Last Monday at #ISTE13 I was able to go to George Couros’s sesson on “Leading Innovative Change”. I’m not sure what I thought this was going to be about, but I knew I wanted to see the Couros show, 🙂 His intent was to share how his school division created a powerful vision for innovation and share the steps to guarantee success. What I heard was a defense for all that I believe in and have tried to convey as a teacher, as a technology facilitator, and as an assistant principal. What I heard was the reason I blog, tweet, and share.

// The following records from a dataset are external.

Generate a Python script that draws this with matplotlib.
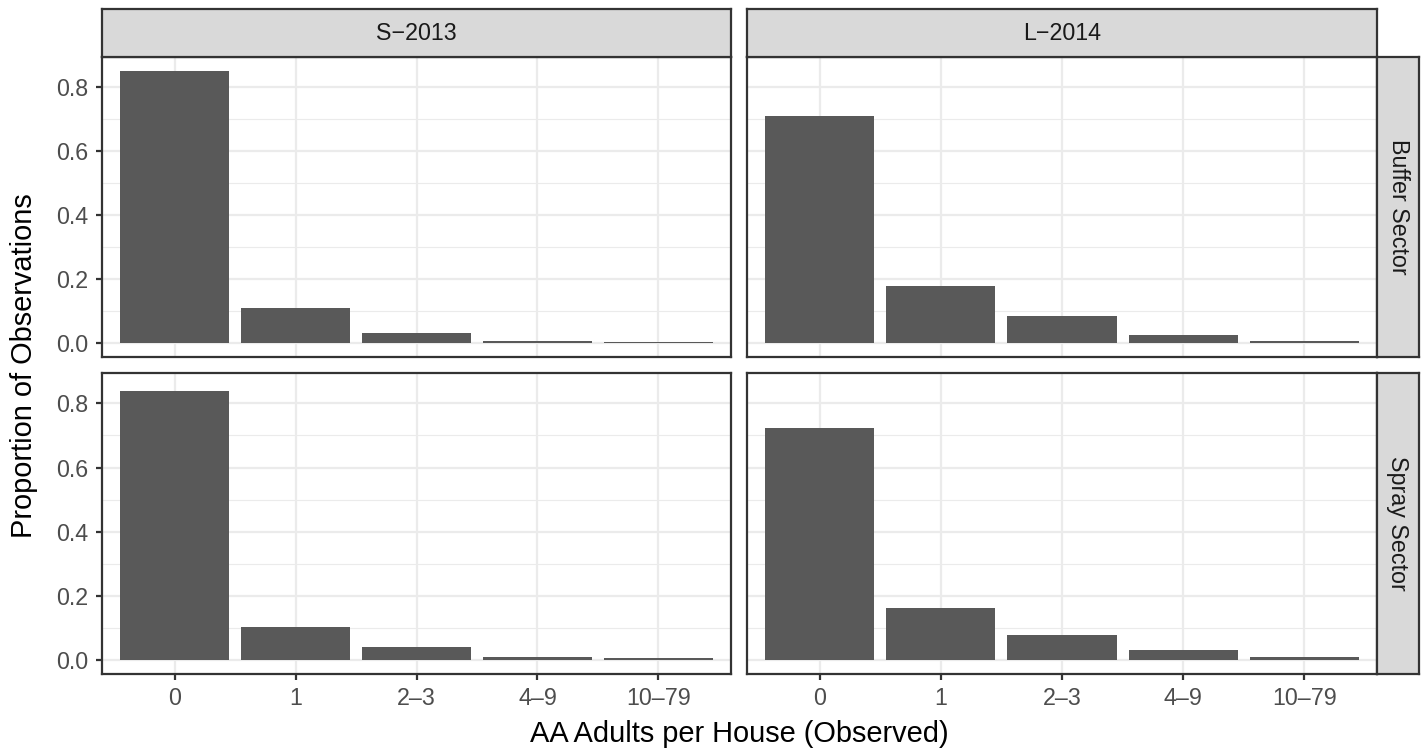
import matplotlib
matplotlib.use("Agg")
import matplotlib.pyplot as plt

plt.rcParams['font.family'] = ['Liberation Sans', 'DejaVu Sans']

categories = ["0", "1", "2\u20133", "4\u20139", "10\u201379"]
columns = ["S\u22122013", "L\u22122014"]
rows = ["Buffer Sector", "Spray Sector"]

buffer_s2013 = [0.852, 0.111, 0.031, 0.006, 0.003]
buffer_l2014 = [0.709, 0.179, 0.087, 0.025, 0.006]
spray_s2013 = [0.840, 0.104, 0.043, 0.009, 0.006]
spray_l2014 = [0.722, 0.162, 0.080, 0.031, 0.009]

values = {
    ("Buffer Sector", "S\u22122013"): buffer_s2013,
    ("Buffer Sector", "L\u22122014"): buffer_l2014,
    ("Spray Sector", "S\u22122013"): spray_s2013,
    ("Spray Sector", "L\u22122014"): spray_l2014,
}

yticks = [0.0, 0.2, 0.4, 0.6, 0.8]
yminor = [0.1, 0.3, 0.5, 0.7]

W, H = 1421, 751
fig = plt.figure(figsize=(W / 100, H / 100), dpi=100)

S = 1.5      # line scale
T = 1.9      # text scale
grey20 = "#333333"
grey30 = "#4D4D4D"
grey92 = "#EBEBEB"
grey85 = "#D9D9D9"
bar_col = "#595959"
border_lw = 1.07 * S

def px_rect(x0, y0, x1, y1):
    return [x0 / W, 1 - y1 / H, (x1 - x0) / W, (y1 - y0) / H]

col_x = [(102, 731), (747, 1377)]
row_y = [(57, 357), (373, 674)]

ymax_all = max(max(v) for v in values.values())
ylo, yhi = -0.05 * ymax_all, ymax_all * 1.05

for ri, r in enumerate(rows):
    for ci, c in enumerate(columns):
        x0, x1 = col_x[ci]
        y0, y1 = row_y[ri]
        ax = fig.add_axes(px_rect(x0, y0, x1, y1))
        xs = list(range(len(categories)))
        ax.bar(xs, values[(r, c)], width=0.9, color=bar_col, zorder=3)
        ax.set_xlim(-0.6, len(categories) - 0.4)
        ax.set_ylim(ylo, yhi)
        ax.set_yticks(yticks)
        ax.set_yticks(yminor, minor=True)
        ax.set_xticks(xs)
        ax.grid(True, which="major", color=grey92, lw=1.07 * S, zorder=0)
        ax.grid(True, which="minor", axis="y", color=grey92, lw=0.53 * S, zorder=0)
        ax.set_axisbelow(True)
        for sp in ax.spines.values():
            sp.set_color(grey20)
            sp.set_linewidth(border_lw)
            sp.set_zorder(5)
        ax.tick_params(which="major", length=2.75 * S, width=1.07 * S, color=grey20,
                       labelsize=8.8 * T, labelcolor=grey30)
        ax.tick_params(axis="y", which="major", pad=5.5)
        ax.tick_params(axis="x", which="major", pad=5.0)
        ax.tick_params(which="minor", length=0)
        if ci == 0:
            ax.set_yticklabels([f"{t:.1f}" for t in yticks])
        else:
            ax.tick_params(axis="y", which="major", length=0, labelleft=False)
        if ri == len(rows) - 1:
            ax.set_xticklabels(categories)
        else:
            ax.tick_params(axis="x", which="major", length=0, labelbottom=False)

# column strips
for ci, c in enumerate(columns):
    x0, x1 = col_x[ci]
    sax = fig.add_axes(px_rect(x0, 9, x1, 57))
    sax.set_xticks([]); sax.set_yticks([])
    sax.set_facecolor(grey85)
    for sp in sax.spines.values():
        sp.set_color(grey20); sp.set_linewidth(border_lw)
    sax.text(0.5, 0.5, c, ha="center", va="center", fontsize=8.8 * T,
             color="#1A1A1A", transform=sax.transAxes)

# row strips
for ri, r in enumerate(rows):
    y0, y1 = row_y[ri]
    sax = fig.add_axes(px_rect(1377, y0, 1419, y1))
    sax.set_xticks([]); sax.set_yticks([])
    sax.set_facecolor(grey85)
    for sp in sax.spines.values():
        sp.set_color(grey20); sp.set_linewidth(border_lw)
    sax.text(0.5, 0.5, r, ha="center", va="center", fontsize=8.8 * T,
             color="#1A1A1A", rotation=-90, transform=sax.transAxes)

fig.text((102 + 1377) / 2 / W, 1 - 734 / H, "AA Adults per House (Observed)",
         ha="center", va="center", fontsize=11 * T, color="black")
fig.text(24 / W, 1 - (57 + 674) / 2 / H, "Proportion of Observations",
         ha="center", va="center", rotation=90, fontsize=11 * T, color="black")

fig.savefig("out.png", dpi=100, facecolor="white")
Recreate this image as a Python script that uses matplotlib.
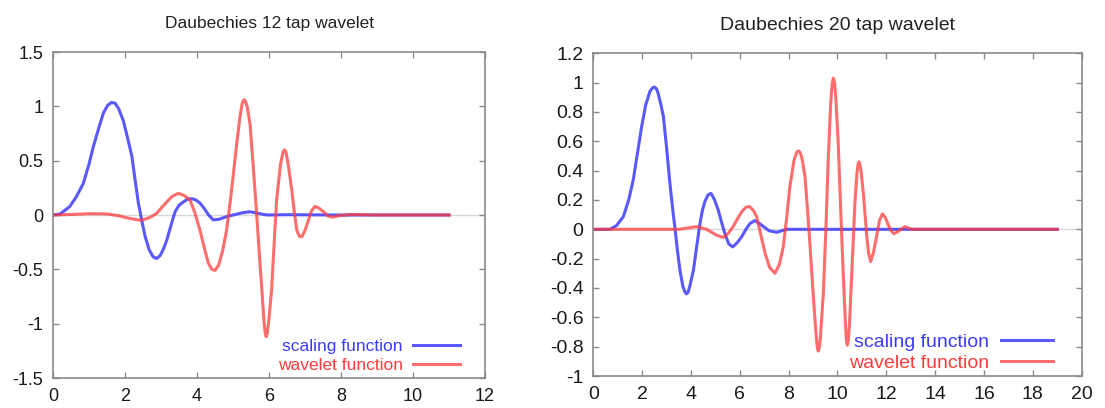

George doesn’t claim to be a “technology” expert, he is the director of innovative learning. He promotes the learning first and the technology second. Which is the way it should be! I’ve gone to some great conferences this year….some were strong in technology, some were great with content, but we need to start seeing a mesh of both to get to where we want to be as “lead learners”. Technology should be utilized to ENHANCE instruction, not control it. Instruction should be driven by strong pedagogy and we as administrators need to model and support this line of thinking, not just pushing apps or other consumptive measures. Having technology training’s or big whole group “workshops” isn’t enough to make it happen. Teachers need consistent support and modeling in order to get from point a to point b…do you see students waiting to learn until the next half PD day? Teachers shouldn’t either.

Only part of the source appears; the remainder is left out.